CPU Caches are powers of two because retrieval involves a logarithmic number of gates have to fire in a clock cycle. There is a saddle point where more cache starts to make the instructions per second start to go back down again, and that number will be a power of two.

That has next to nothing to do with how much of your 128 GB of RAM should be dedicated to any one data structure, because working memory for a task is the sum of a bunch of different data structures that have to fit into both the caches and main memory, which used to be powers of two but now main memory is often 2^n x 3.

And as someone else pointed out, the optimal growth factor for resizable data structures is not 2, but the golden ratio, 1.61. But most implementations use 1.5 aka 3/2.

loeg 3 days ago | parent | prev | next [-]

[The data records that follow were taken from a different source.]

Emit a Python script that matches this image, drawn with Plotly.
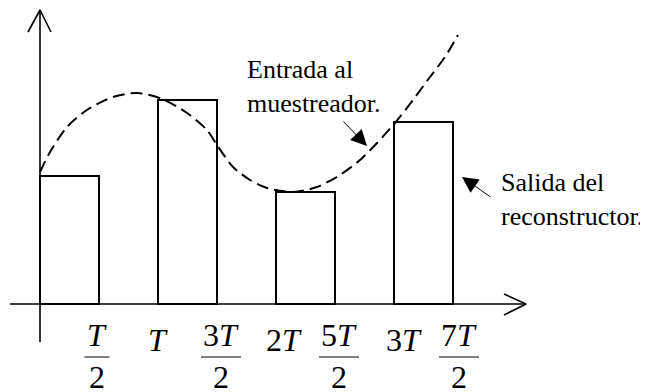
import plotly.graph_objects as go

# ---- data (x in units of T, y in arbitrary amplitude units) ----
sample_t = [0, 1, 2, 3]
hold_width = 0.5
held_values = [3.2, 5.1, 2.8, 4.55]

curve_t = [0.0, 0.085, 0.229, 0.398, 0.619, 0.822, 1.034, 1.246, 1.415, 1.5, 1.636,
           1.78, 1.924, 2.144, 2.347, 2.542, 2.712, 2.856, 3.008, 3.161, 3.305, 3.432, 3.542]
curve_y = [3.3, 3.8, 4.425, 4.85, 5.175, 5.275, 5.125, 4.775, 4.35, 3.975, 3.425,
           3.1, 2.9, 2.8, 2.925, 3.225, 3.6, 4.025, 4.525, 5.1, 5.675, 6.175, 6.725]

tick_vals = [0.5, 1, 1.5, 2, 2.5, 3, 3.5]
tick_num = ["<i>T</i>", "<i>T</i>", "3<i>T</i>", "2<i>T</i>", "5<i>T</i>", "3<i>T</i>", "7<i>T</i>"]
tick_den = ["2", "", "2", "", "2", "", "2"]

label_in = ["Entrada al", "muestreador."]
label_out = ["Salida del", "reconstructor."]

# ---- layout helpers (window pixel geometry; page body has an 8px margin) ----
WIN_W, WIN_H, OFF = 648, 392, 8
W, H = WIN_W - OFF, WIN_H - OFF
X0_PX, PX_PER_T = 40, 118
Y0_PX, PX_PER_U = 304, 40
x_rng = [(OFF - X0_PX) / PX_PER_T, (WIN_W - X0_PX) / PX_PER_T]
y_rng = [(Y0_PX - WIN_H) / PX_PER_U, (Y0_PX - OFF) / PX_PER_U]

def px_x(p):
    return (p - X0_PX) / PX_PER_T

def px_y(p):
    return (Y0_PX - p) / PX_PER_U

FONT = "Liberation Serif, Times New Roman, serif"
BLACK = "#000000"

fig = go.Figure()

# held (reconstructed) output: open rectangles
fig.add_trace(go.Bar(
    x=[t + hold_width / 2 for t in sample_t], y=held_values, width=hold_width,
    marker=dict(color="rgba(0,0,0,0)", line=dict(color=BLACK, width=2)),
    hoverinfo="skip", showlegend=False))

# input signal: dashed curve
fig.add_trace(go.Scatter(
    x=curve_t, y=curve_y, mode="lines",
    line=dict(color=BLACK, width=2, dash="12px,6px", shape="spline", smoothing=0.8),
    hoverinfo="skip", showlegend=False))

# axes with open arrowheads
ax_w = 1.6
fig.add_trace(go.Scatter(
    x=[px_x(10), px_x(526), None, px_x(504), px_x(526), px_x(504)],
    y=[0, 0, None, px_y(294), 0, px_y(315)],
    mode="lines", line=dict(color=BLACK, width=ax_w), hoverinfo="skip", showlegend=False))
fig.add_trace(go.Scatter(
    x=[0, 0, None, px_x(28), 0, px_x(51)],
    y=[px_y(342), px_y(10), None, px_y(32), px_y(10), px_y(32)],
    mode="lines", line=dict(color=BLACK, width=ax_w), hoverinfo="skip", showlegend=False))

annotations = []
shapes = []
label_dx = [-2, 0, 4, 8, 4, 10, 6]
TICK_FS = 32
for tv, num, den, dx in zip(tick_vals, tick_num, tick_den, label_dx):
    if den:
        annotations.append(dict(x=tv, y=px_y(335), xref="x", yref="y", text=num, showarrow=False,
                                xshift=dx, font=dict(family=FONT, size=TICK_FS, color=BLACK)))
        annotations.append(dict(x=tv, y=px_y(377), xref="x", yref="y", text=den, showarrow=False,
                                xshift=dx, font=dict(family=FONT, size=TICK_FS, color=BLACK)))
        half = 12.5 if num == "<i>T</i>" else 20
        cx = X0_PX + tv * PX_PER_T + dx
        shapes.append(dict(type="line", xref="x", yref="y",
                           x0=px_x(cx - half), x1=px_x(cx + half), y0=px_y(357), y1=px_y(357),
                           line=dict(color=BLACK, width=1)))
    else:
        annotations.append(dict(x=tv, y=px_y(340), xref="x", yref="y", text=num, showarrow=False,
                                xshift=dx, font=dict(family=FONT, size=TICK_FS, color=BLACK)))

LBL_FS = 26
annotations.append(dict(x=px_x(245), y=px_y(86), xref="x", yref="y", text="<br>".join(label_in),
                        showarrow=False, xanchor="left", yanchor="middle", align="left",
                        font=dict(family=FONT, size=LBL_FS, color=BLACK)))
annotations.append(dict(x=px_x(499), y=px_y(199), xref="x", yref="y", text="<br>".join(label_out),
                        showarrow=False, xanchor="left", yanchor="middle", align="left",
                        font=dict(family=FONT, size=LBL_FS, color=BLACK)))

# pointer arrows
annotations.append(dict(x=px_x(367), y=px_y(146), ax=px_x(342), ay=px_y(120), xref="x", yref="y",
                        axref="x", ayref="y", text="", showarrow=True, arrowhead=2, arrowsize=3.2,
                        arrowwidth=1, arrowcolor=BLACK))
annotations.append(dict(x=px_x(462), y=px_y(177), ax=px_x(492), ay=px_y(198), xref="x", yref="y",
                        axref="x", ayref="y", text="", showarrow=True, arrowhead=2, arrowsize=3.2,
                        arrowwidth=1, arrowcolor=BLACK))

fig.update_layout(
    width=W, height=H, margin=dict(l=0, r=0, t=0, b=0),
    paper_bgcolor="white", plot_bgcolor="white",
    xaxis=dict(range=x_rng, visible=False, fixedrange=True),
    yaxis=dict(range=y_rng, visible=False, fixedrange=True),
    annotations=annotations, shapes=shapes, bargap=0, showlegend=False)

fig.write_html("out.html")
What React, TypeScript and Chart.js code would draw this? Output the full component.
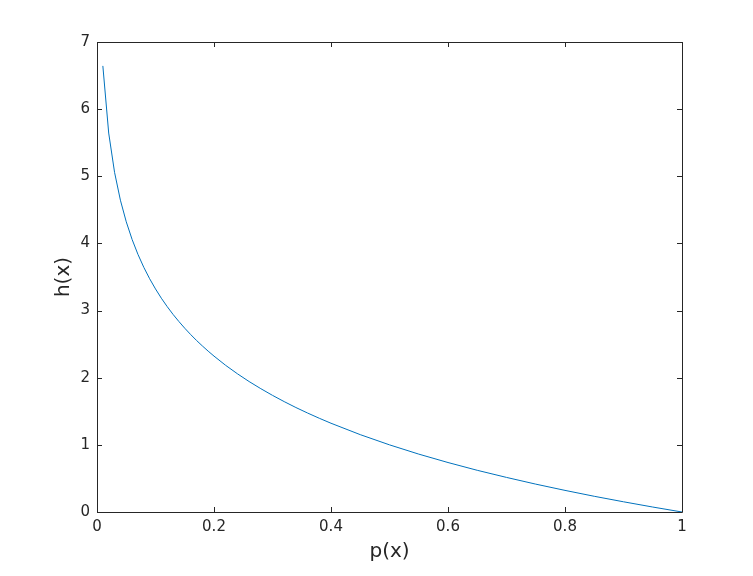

Fwiw in this application you would never need to divide by an arbitrary integer each time; you'd pick it once and then plumb it into libdivide and get something significantly cheaper than 8-30 cycles.

kevin_thibedeau 3 days ago | parent | prev [-]

powers-of-two are problematic with growable arrays on small heaps. You risk ending up with fragmented space you can't allocate unless you keep growth less than 1.61x, which would necessitate data structures that can deal with arbitrary sizes.

KeplerBoy 3 days ago | parent | prev [-]

It's not just Intel is it, AMD is also using 64 byte cache lines afaik.

aidenn0 4 days ago | parent | prev | next [-]

Non-power-of-two is only really feasible of the total number of inserts will fit in your post/ack counters. Otherwise you have to implement overflow manually which may or may not be possible to do with the available atomic primitives on your architecture.

I first encountered this structure at a summer internship at a company making data switches.

waffletower 3 days ago | parent | prev | next [-]

Regardless of correctness, as a DSP dork I really identified with the question: "What kind of a monster would make a non-power of two ring anyway?" I remember thinking similarly when requesting a power of two buffer from a 3rd party audio hardware device and having it correct to a nearby non-power of two. Latency adding ringbuffer to the rescue.

tom_ 3 days ago | parent | prev | next [-]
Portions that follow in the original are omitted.